To generate Javadoc at a package-specific level, change directory to the webapp directory of a given mine, and run ant javadoc. Assuming you’re at the root of your intermine directory:
~/git/flymine $ ./gradlew javadoc
Upon successful build, you’ll be able to find the Javadoc under the build/javadoc folder. For the FlyMine example above, it’d be at flymine/webapp/build/javadoc.
If you just want to browse the docs, you can see the most recent version at http://intermine.org/intermine/.
If you have your InterMine repo set up to automatically run tests using Travis, you can deploy the documentation automatically whenever new code is checked into your master branch, using Github Pages as a host.
In order to deploy, there must be an encrypted $GH_TOKEN set in .travis.yml to authenticate with Github. This is safe because of the way Travis treats encrypted variables. This token needs to be generated by someone with access to the repo
Go to the Personal access tokens section of Github, and create a now token with repo permissions only. If it’s a public repo, then public_repo permissions will suffice. Name it something memorable, and copy it down somewhere safe when you are shown it, as you’re only shown it the once.
Important: to ensure you don’t inadvertently leak your token, granting someone else write-access to your repo, you must encrypt this token! Do *not* paste it into .travis.yml without encrypting it first! To encrypt you Github token, you’re need to install Travis CLI locally if you haven’t already, then run
$ travis encrypt GH_TOKEN=put-your-very-secret-github-token-here
This will output the encrypted variable into your console, looking something like:
secure: long string of nonsense here
Copy the entire output to your .travis.yml under the env global section. You should end up with a section like this.

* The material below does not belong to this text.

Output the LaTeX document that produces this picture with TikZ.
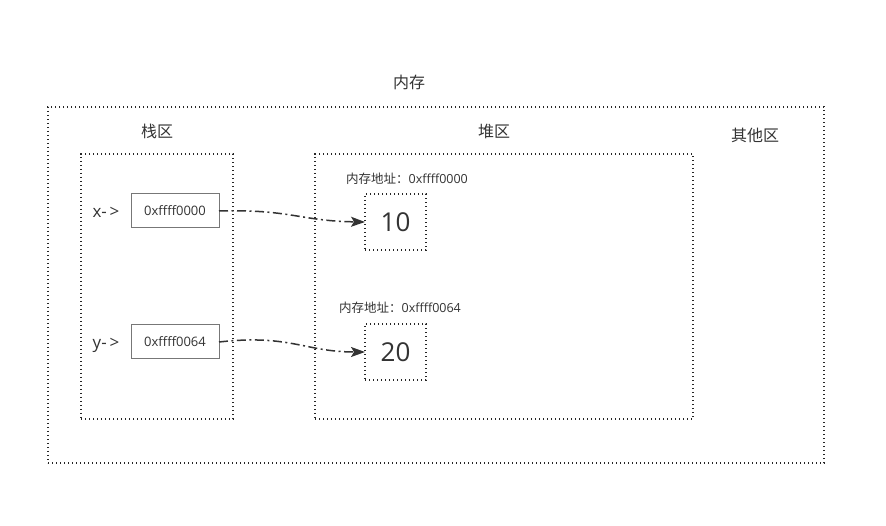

It’s ok to have more than one secure environment variable.
env:
global:
- secure: that same long string of nonsense
See Travis’s documentation on encrypting environment variables for more information.
Assuming the repo is already set up to be tested in Travis, this should be all you need to set up automatic deployments
If you wish to deploy javadoc from a different branch, perhaps a development / test branch, find this line in your .travis.yml
after_success:
- test $TRAVIS_BRANCH == "master" && bash config/travis/deploydocs.sh
Simply change the value of “master” to the branch you wish to use.